Tout d’abord l’ouvrage de Harold Fielding-Hall « Thibaw’s queen », qui raconte la vie de la cour et de ce couple royal pas comme les autres, jusqu’à l’annexion anglaise. Il s’agit du témoignage vivant d’une demoiselle d’honneur qui revisite ses années passées au service de Supayalat de manière ingénue et émouvante. Je recommande enfin les lettres du pasteur James Alfred Colbeck, publiées après sa mort par son frère en 1892, sous le titre « Letters from Mandalay, A series of letters for the most part written from the royal city of Mandalay during the troublous years of 1885-79; Together with letters written during the last Burmese campaign of 1885-88 ».
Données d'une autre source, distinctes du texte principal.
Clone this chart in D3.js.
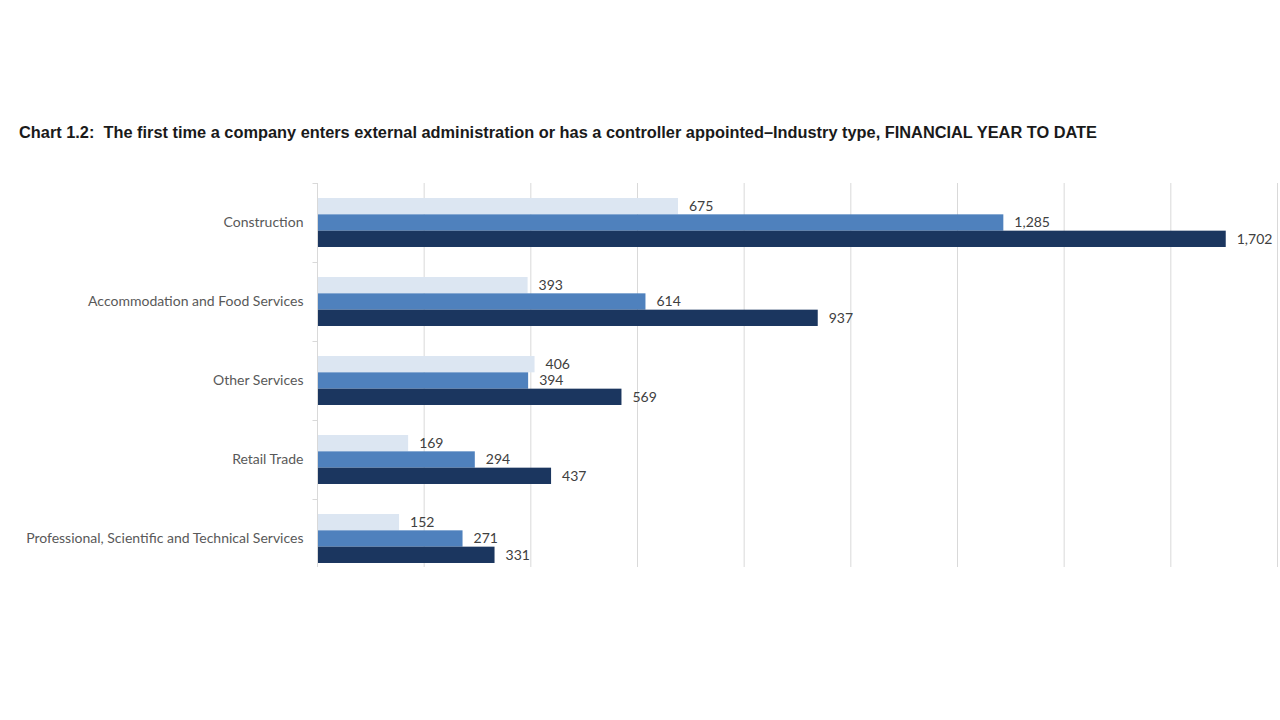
<!DOCTYPE html>
<html>
<head>
<meta charset="utf-8">
<script src="https://cdn.jsdelivr.net/npm/d3@7"></script>
<style>
  body { margin: 0; background: #fff; }
  svg { display: block; }
</style>
</head>
<body>
<svg id="chart" width="1280" height="720"></svg>
<script>
// categories, top to bottom
const categories = [
    "Construction",
    "Accommodation and Food Services",
    "Other Services",
    "Retail Trade",
    "Professional, Scientific and Technical Services"
];

// three periods, drawn light -> dark within each group
const seriesLight = [675, 393, 406, 169, 152];
const seriesMid = [1285, 614, 394, 294, 271];
const seriesDark = [1702, 937, 569, 437, 331];

const seriesKeys = ["light", "mid", "dark"];
const gridTicks = [0, 200, 400, 600, 800, 1000, 1200, 1400, 1600, 1800];

const titleText = "Chart 1.2:  The first time a company enters external administration or has a controller appointed\u2013Industry type, FINANCIAL YEAR TO DATE";

const Colors = {
    light: "#dce6f2",
    mid: "#4f81bd",
    dark: "#1b365f",
    grid: "#d9d9d9",
    label: "#595959",
    value: "#404040"
};

const rows = categories.map((c, i) => ({
    category: c,
    light: seriesLight[i],
    mid: seriesMid[i],
    dark: seriesDark[i]
}));

const svg = d3.select("#chart");
// plot area; the last band runs past the visible bottom edge in the original
const plot = { left: 317, right: 1277, top: 183, bottom: 567, bandBottom: 578 };

// Title
svg.append("text")
    .attr("x", 19)
    .attr("y", 138)
    .attr("font-family", "Liberation Sans, Arial, sans-serif")
    .attr("font-weight", "bold")
    .attr("font-size", "16px")
    .attr("fill", "#1a1a1a")
    .attr("textLength", 1078)
    .attr("lengthAdjust", "spacingAndGlyphs")
    .style("white-space", "pre")
    .text(titleText);

const x = d3.scaleLinear()
    .domain([0, 1800])
    .range([plot.left, plot.right]);

const y = d3.scaleBand()
    .domain(categories)
    .range([plot.top, plot.bandBottom])
    .paddingInner(0.38)
    .paddingOuter(0.19);

const ySub = d3.scaleBand()
    .domain(seriesKeys)
    .range([0, y.bandwidth()]);

// Vertical grid lines (skip the zero line, drawn as the axis)
svg.append("g")
    .selectAll("line")
    .data(gridTicks.filter(d => d > 0))
    .join("line")
    .attr("x1", d => x(d) + 0.5)
    .attr("x2", d => x(d) + 0.5)
    .attr("y1", plot.top)
    .attr("y2", plot.bottom)
    .attr("stroke", Colors.grid)
    .attr("stroke-width", 1);

// Category axis on the left
const step = y.step();
const yAxis = d3.axisLeft(y)
    .tickSize(0)
    .tickPadding(14);

const yAxisGroup = svg.append("g")
    .attr("transform", `translate(${plot.left + 0.5},0)`)
    .call(yAxis);

yAxisGroup.select(".domain").remove();
yAxisGroup.append("line")
    .attr("y1", plot.top)
    .attr("y2", plot.bottom)
    .attr("stroke", Colors.grid);

yAxisGroup.selectAll("text")
    .attr("fill", Colors.label)
    .style("font-family", "Lato, 'Open Sans', sans-serif")
    .style("font-size", "14px");

// small separator ticks between categories
yAxisGroup.selectAll(".sep")
    .data(d3.range(categories.length).map(i => plot.top + i * step))
    .join("line")
    .attr("class", "sep")
    .attr("x1", -5)
    .attr("x2", 0)
    .attr("y1", d => d + 0.5)
    .attr("y2", d => d + 0.5)
    .attr("stroke", Colors.grid);

// Bars
const groups = svg.append("g")
    .selectAll("g")
    .data(rows)
    .join("g")
    .attr("transform", d => `translate(0,${y(d.category)})`);

const bars = groups.selectAll("g")
    .data(d => seriesKeys.map(k => ({ key: k, value: d[k] })))
    .join("g");

bars.append("rect")
    .attr("x", x(0) + 1)
    .attr("y", d => ySub(d.key))
    .attr("width", d => x(d.value) - x(0))
    .attr("height", ySub.bandwidth())
    .attr("fill", d => Colors[d.key]);

bars.append("text")
    .attr("x", d => x(d.value) + 12)
    .attr("y", d => ySub(d.key) + ySub.bandwidth() / 2)
    .attr("dy", "0.35em")
    .attr("fill", Colors.value)
    .style("font-family", "Lato, 'Open Sans', sans-serif")
    .style("font-size", "14px")
    .text(d => d3.format(",")(d.value));
</script>
</body>
</html>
Le Père Colbeck a vécu à la fois l’accession au trône de Thibaw et le massacre des prétendants qui a suivi (il commet cependant quelques erreurs à ce sujet, en accusant notamment Supayalat et Thibaw d’en être les instigateurs), et il a ensuite accompagné l’armée britannique lors de la campagne de 1885. A ce sujet, je tiens à dire que le récit que je fais de la fuite du Prince Nyaung Yan dans mon roman (l’aïeul de Sabai Pyu) s’appuie directement sur le témoignage du Père Colbeck qui lui a sauvé la vie.

Avec la chute de Mandalay disparaît évidemment la croyance populaire en l’avènement du Metteya au sein de la descendance d’Alaungpaya. Il faudra finalement attendre la venue d’Aung San, le père d’Aung San Suu Kyi, pour que le peuple pense de nouveau avoir trouvé le Minlaung, le roi messianique chargé d’amener un nouvel âge d’or. Aung San n'a d'ailleurs cessé de se chercher des origines royales et légendaires, afin de justifier son statut et de s'entourer de la même aura religieuse qu'un Alaungpaya, par exemple. Mais cela fera l’objet d’un autre article.